The Great Rift Valley is great for almost any time of the year. During the rain season the roads can be very difficult to get through. Central Kenya is best from December to mid-March when the days are hot, sunny and dry; the nights are usually cool. The rain usually comes from mid-March to May, with some rain in November.


Kenya has a varying climate. Since Kenya is located on the equator, temperatures within regions vary little during the year but differences between the regions are enormous due to the variations in altitude and other climatic factors.

Temperatures are generally higher from January to March. There are lighter rains in November and heavier rains in April and May. In highland regions, the rain can come at any time.

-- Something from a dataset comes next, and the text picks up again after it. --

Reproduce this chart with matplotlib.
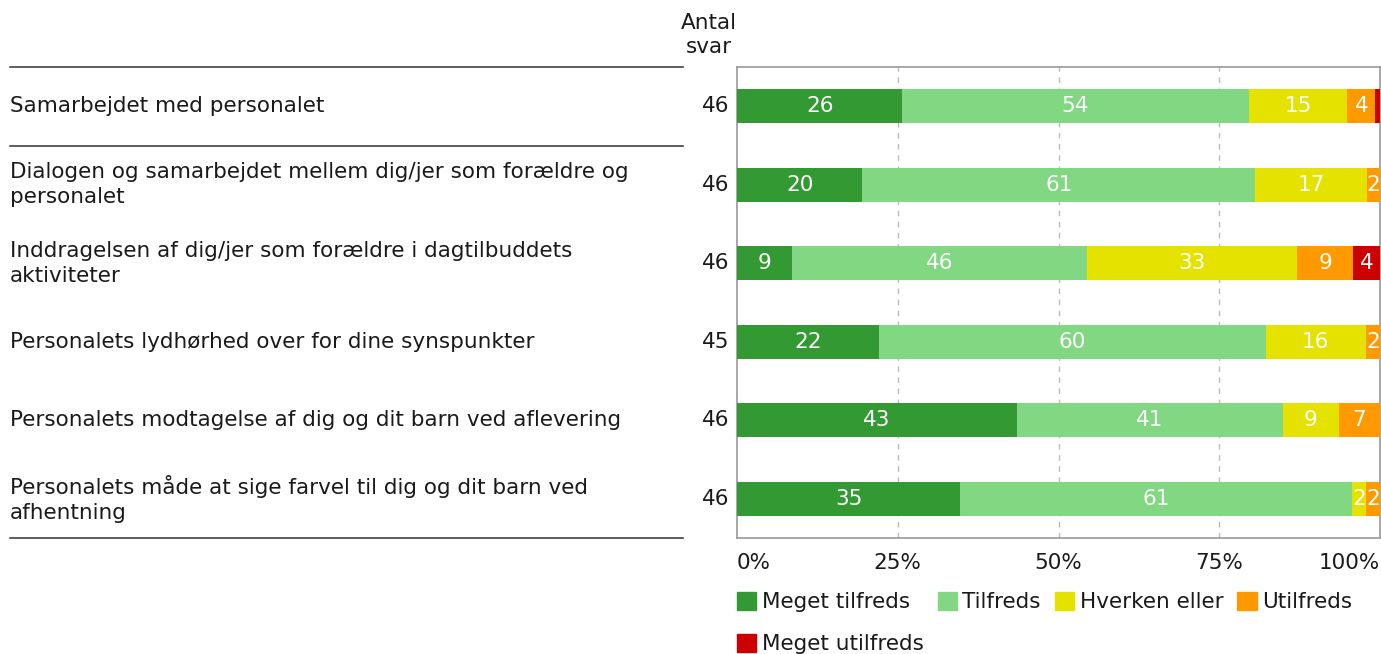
import matplotlib
matplotlib.use('Agg')
import matplotlib.pyplot as plt
import matplotlib.transforms as mtransforms
from matplotlib.lines import Line2D
from matplotlib.patches import Patch
import numpy as np

OUTPUT_PNG = "out.png"

questions = [
    "Samarbejdet med personalet",
    "Dialogen og samarbejdet mellem dig/jer som forældre og\npersonalet",
    "Inddragelsen af dig/jer som forældre i dagtilbuddets\naktiviteter",
    "Personalets lydhørhed over for dine synspunkter",
    "Personalets modtagelse af dig og dit barn ved aflevering",
    "Personalets måde at sige farvel til dig og dit barn ved\nafhentning",
]
n_answers = [46, 46, 46, 45, 46, 46]

categories = ["Meget tilfreds", "Tilfreds", "Hverken eller", "Utilfreds", "Meget utilfreds"]

# percent per question
meget_tilfreds = [25.7, 19.5, 8.6, 22.1, 43.5, 34.7]
tilfreds = [53.9, 61.1, 45.8, 60.1, 41.4, 60.9]
hverken = [15.3, 17.4, 32.7, 15.6, 8.7, 2.2]
utilfreds = [4.4, 2.0, 8.7, 2.2, 6.4, 2.2]
meget_utilfreds = [0.7, 0.0, 4.2, 0.0, 0.0, 0.0]

# rounded numbers printed on the segments
labels_mt = [26, 20, 9, 22, 43, 35]
labels_t = [54, 61, 46, 60, 41, 61]
labels_h = [15, 17, 33, 16, 9, 2]
labels_u = [4, 2, 9, 2, 7, 2]
labels_mu = [None, None, 4, None, None, None]

COLORS = ['#339933', '#82D882', '#E6E200', '#FF9900', '#CC0000']
TEXT = '#1a1a1a'
FS = 15.5

plt.rcParams['font.family'] = ['DejaVu Sans']

fig = plt.figure(figsize=(13.81, 6.54), dpi=100)
W, H = 1381, 654
ax = fig.add_axes([737 / W, 1 - 538 / H, 643 / W, 471 / H])

series = [meget_tilfreds, tilfreds, hverken, utilfreds, meget_utilfreds]
seg_labels = [labels_mt, labels_t, labels_h, labels_u, labels_mu]
y = np.arange(len(questions))
left = np.zeros(len(questions))
for vals, labs, col, cat in zip(series, seg_labels, COLORS, categories):
    vals = np.array(vals)
    ax.barh(y, vals, left=left, height=0.43, color=col, label=cat, zorder=3)
    for i, (v, lab) in enumerate(zip(vals, labs)):
        if lab is not None and v > 0:
            ax.text(left[i] + v / 2, y[i], str(lab), ha='center', va='center',
                    color='white', fontsize=FS, zorder=4)
    left += vals

ax.set_xlim(0, 100)
ax.set_ylim(len(questions) - 0.5, -0.5)
ax.set_yticks([])
ax.set_xticks([0, 25, 50, 75, 100])
ax.set_xticklabels(['0%', '25%', '50%', '75%', '100%'], fontsize=FS, color=TEXT)
ticklabels = ax.get_xticklabels()
ticklabels[0].set_ha('left')
ticklabels[-1].set_ha('right')
ax.tick_params(axis='x', length=0, pad=11)
for x in [25, 50, 75]:
    ax.axvline(x, color='#bbbbbb', linestyle=(0, (4, 4)), linewidth=1, zorder=1)
for sp in ax.spines.values():
    sp.set_color('#999999')
    sp.set_linewidth(1.2)

# question texts and counts
trans = mtransforms.blended_transform_factory(fig.transFigure, ax.transData)
for i, (q, n) in enumerate(zip(questions, n_answers)):
    ax.text(10 / W, i, q, transform=trans, ha='left', va='center',
            fontsize=FS, color=TEXT, linespacing=1.3)
    ax.text(-0.011, i, str(n), transform=ax.get_yaxis_transform(),
            ha='right', va='center', fontsize=FS, color=TEXT)

# separator lines on the left
for yy in [-0.5, 0.5, len(questions) - 0.5]:
    fig.add_artist(Line2D([10 / W, 683 / W], [yy, yy], transform=trans,
                          color='#333333', linewidth=1.1))

fig.text(709 / W, 1 - 35 / H, "Antal\nsvar", ha='center', va='center',
         fontsize=FS, color=TEXT, linespacing=1.3)

# legend laid out row by row
handles = [Patch(color=c) for c in COLORS]
order = [0, 4, 1, 2, 3]
fig.legend([handles[i] for i in order], [categories[i] for i in order],
           loc='upper left', bbox_to_anchor=(737 / W, 1 - 592 / H), ncol=4,
           frameon=False, fontsize=FS, handlelength=0.9, handleheight=0.9,
           handletextpad=0.25, columnspacing=0.65, labelspacing=1.0,
           borderpad=0, borderaxespad=0, labelcolor=TEXT)

fig.savefig(OUTPUT_PNG, dpi=100)
plt.close(fig)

Along the low inland regions, weather is hotter and drier than the coast, becoming dry and almost like a desert near the northern frontier. The highland regions can be cloudy and cool during the rainy season.

There are 2 rainy seasons that one must try avoid. The short rains are in October and November; the long rains go from the end of March to the end of May. August and October are just about the best times but to see the Wildebeest Migration in the Maasai Mara you will want to come around the end of July through September.